▶ [Problem]
What follows is a block of records; restate each one word for word.
---- Supplied material
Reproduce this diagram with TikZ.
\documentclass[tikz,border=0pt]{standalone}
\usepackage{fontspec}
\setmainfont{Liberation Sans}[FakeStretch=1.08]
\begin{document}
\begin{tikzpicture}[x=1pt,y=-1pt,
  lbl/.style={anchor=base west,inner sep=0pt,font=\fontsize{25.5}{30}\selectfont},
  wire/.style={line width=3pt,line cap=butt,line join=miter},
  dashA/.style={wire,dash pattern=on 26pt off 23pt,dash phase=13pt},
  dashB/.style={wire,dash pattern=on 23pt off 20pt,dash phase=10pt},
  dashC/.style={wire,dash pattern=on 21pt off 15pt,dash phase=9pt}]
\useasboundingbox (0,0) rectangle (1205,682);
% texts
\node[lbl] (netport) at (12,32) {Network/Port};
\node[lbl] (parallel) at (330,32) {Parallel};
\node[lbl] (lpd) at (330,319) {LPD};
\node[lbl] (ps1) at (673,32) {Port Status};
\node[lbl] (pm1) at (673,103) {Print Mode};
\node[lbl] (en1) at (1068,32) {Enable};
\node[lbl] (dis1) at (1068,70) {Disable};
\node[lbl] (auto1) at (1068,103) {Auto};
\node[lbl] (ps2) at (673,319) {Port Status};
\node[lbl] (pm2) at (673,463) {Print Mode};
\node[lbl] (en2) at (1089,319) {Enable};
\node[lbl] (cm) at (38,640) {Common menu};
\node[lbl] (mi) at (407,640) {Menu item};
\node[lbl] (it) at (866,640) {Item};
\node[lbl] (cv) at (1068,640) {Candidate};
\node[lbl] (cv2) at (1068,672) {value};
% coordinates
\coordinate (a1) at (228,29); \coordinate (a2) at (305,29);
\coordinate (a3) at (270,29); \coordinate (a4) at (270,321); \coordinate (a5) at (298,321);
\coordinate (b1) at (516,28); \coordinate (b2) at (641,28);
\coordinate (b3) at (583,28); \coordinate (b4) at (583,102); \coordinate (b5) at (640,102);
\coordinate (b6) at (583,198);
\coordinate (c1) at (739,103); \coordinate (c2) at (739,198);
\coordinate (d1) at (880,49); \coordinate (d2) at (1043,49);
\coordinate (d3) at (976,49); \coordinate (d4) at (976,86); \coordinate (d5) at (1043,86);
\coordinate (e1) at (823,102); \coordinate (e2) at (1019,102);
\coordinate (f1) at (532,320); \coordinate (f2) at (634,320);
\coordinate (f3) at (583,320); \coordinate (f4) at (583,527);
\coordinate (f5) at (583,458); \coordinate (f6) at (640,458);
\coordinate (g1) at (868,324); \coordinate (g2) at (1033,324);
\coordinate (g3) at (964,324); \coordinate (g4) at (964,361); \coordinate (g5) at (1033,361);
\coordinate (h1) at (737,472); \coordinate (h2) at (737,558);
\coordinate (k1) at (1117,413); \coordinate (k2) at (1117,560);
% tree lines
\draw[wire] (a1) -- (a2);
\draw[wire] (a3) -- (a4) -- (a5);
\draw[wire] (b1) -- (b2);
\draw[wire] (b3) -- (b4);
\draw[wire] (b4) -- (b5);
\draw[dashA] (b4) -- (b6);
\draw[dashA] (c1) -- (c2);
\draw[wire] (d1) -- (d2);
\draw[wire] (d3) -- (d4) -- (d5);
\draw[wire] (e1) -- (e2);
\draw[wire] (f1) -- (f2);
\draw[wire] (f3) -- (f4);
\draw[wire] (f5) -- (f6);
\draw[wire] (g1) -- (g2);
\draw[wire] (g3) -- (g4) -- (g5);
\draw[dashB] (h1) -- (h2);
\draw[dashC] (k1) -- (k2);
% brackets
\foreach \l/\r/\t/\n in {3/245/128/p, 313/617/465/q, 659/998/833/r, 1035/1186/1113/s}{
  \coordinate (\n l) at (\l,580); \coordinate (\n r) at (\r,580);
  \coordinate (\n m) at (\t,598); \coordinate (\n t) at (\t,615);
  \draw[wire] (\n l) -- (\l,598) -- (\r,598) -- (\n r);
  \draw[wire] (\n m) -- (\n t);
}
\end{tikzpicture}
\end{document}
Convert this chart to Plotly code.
--------
▶ [Completed task]
Reproduce this diagram with TikZ.
\documentclass[tikz,border=0pt]{standalone}
\usepackage{fontspec}
\setmainfont{Liberation Sans}[FakeStretch=1.08]
\begin{document}
\begin{tikzpicture}[x=1pt,y=-1pt,
  lbl/.style={anchor=base west,inner sep=0pt,font=\fontsize{25.5}{30}\selectfont},
  wire/.style={line width=3pt,line cap=butt,line join=miter},
  dashA/.style={wire,dash pattern=on 26pt off 23pt,dash phase=13pt},
  dashB/.style={wire,dash pattern=on 23pt off 20pt,dash phase=10pt},
  dashC/.style={wire,dash pattern=on 21pt off 15pt,dash phase=9pt}]
\useasboundingbox (0,0) rectangle (1205,682);
% texts
\node[lbl] (netport) at (12,32) {Network/Port};
\node[lbl] (parallel) at (330,32) {Parallel};
\node[lbl] (lpd) at (330,319) {LPD};
\node[lbl] (ps1) at (673,32) {Port Status};
\node[lbl] (pm1) at (673,103) {Print Mode};
\node[lbl] (en1) at (1068,32) {Enable};
\node[lbl] (dis1) at (1068,70) {Disable};
\node[lbl] (auto1) at (1068,103) {Auto};
\node[lbl] (ps2) at (673,319) {Port Status};
\node[lbl] (pm2) at (673,463) {Print Mode};
\node[lbl] (en2) at (1089,319) {Enable};
\node[lbl] (cm) at (38,640) {Common menu};
\node[lbl] (mi) at (407,640) {Menu item};
\node[lbl] (it) at (866,640) {Item};
\node[lbl] (cv) at (1068,640) {Candidate};
\node[lbl] (cv2) at (1068,672) {value};
% coordinates
\coordinate (a1) at (228,29); \coordinate (a2) at (305,29);
\coordinate (a3) at (270,29); \coordinate (a4) at (270,321); \coordinate (a5) at (298,321);
\coordinate (b1) at (516,28); \coordinate (b2) at (641,28);
\coordinate (b3) at (583,28); \coordinate (b4) at (583,102); \coordinate (b5) at (640,102);
\coordinate (b6) at (583,198);
\coordinate (c1) at (739,103); \coordinate (c2) at (739,198);
\coordinate (d1) at (880,49); \coordinate (d2) at (1043,49);
\coordinate (d3) at (976,49); \coordinate (d4) at (976,86); \coordinate (d5) at (1043,86);
\coordinate (e1) at (823,102); \coordinate (e2) at (1019,102);
\coordinate (f1) at (532,320); \coordinate (f2) at (634,320);
\coordinate (f3) at (583,320); \coordinate (f4) at (583,527);
\coordinate (f5) at (583,458); \coordinate (f6) at (640,458);
\coordinate (g1) at (868,324); \coordinate (g2) at (1033,324);
\coordinate (g3) at (964,324); \coordinate (g4) at (964,361); \coordinate (g5) at (1033,361);
\coordinate (h1) at (737,472); \coordinate (h2) at (737,558);
\coordinate (k1) at (1117,413); \coordinate (k2) at (1117,560);
% tree lines
\draw[wire] (a1) -- (a2);
\draw[wire] (a3) -- (a4) -- (a5);
\draw[wire] (b1) -- (b2);
\draw[wire] (b3) -- (b4);
\draw[wire] (b4) -- (b5);
\draw[dashA] (b4) -- (b6);
\draw[dashA] (c1) -- (c2);
\draw[wire] (d1) -- (d2);
\draw[wire] (d3) -- (d4) -- (d5);
\draw[wire] (e1) -- (e2);
\draw[wire] (f1) -- (f2);
\draw[wire] (f3) -- (f4);
\draw[wire] (f5) -- (f6);
\draw[wire] (g1) -- (g2);
\draw[wire] (g3) -- (g4) -- (g5);
\draw[dashB] (h1) -- (h2);
\draw[dashC] (k1) -- (k2);
% brackets
\foreach \l/\r/\t/\n in {3/245/128/p, 313/617/465/q, 659/998/833/r, 1035/1186/1113/s}{
  \coordinate (\n l) at (\l,580); \coordinate (\n r) at (\r,580);
  \coordinate (\n m) at (\t,598); \coordinate (\n t) at (\t,615);
  \draw[wire] (\n l) -- (\l,598) -- (\r,598) -- (\n r);
  \draw[wire] (\n m) -- (\n t);
}
\end{tikzpicture}
\end{document}
Convert this chart to Plotly code.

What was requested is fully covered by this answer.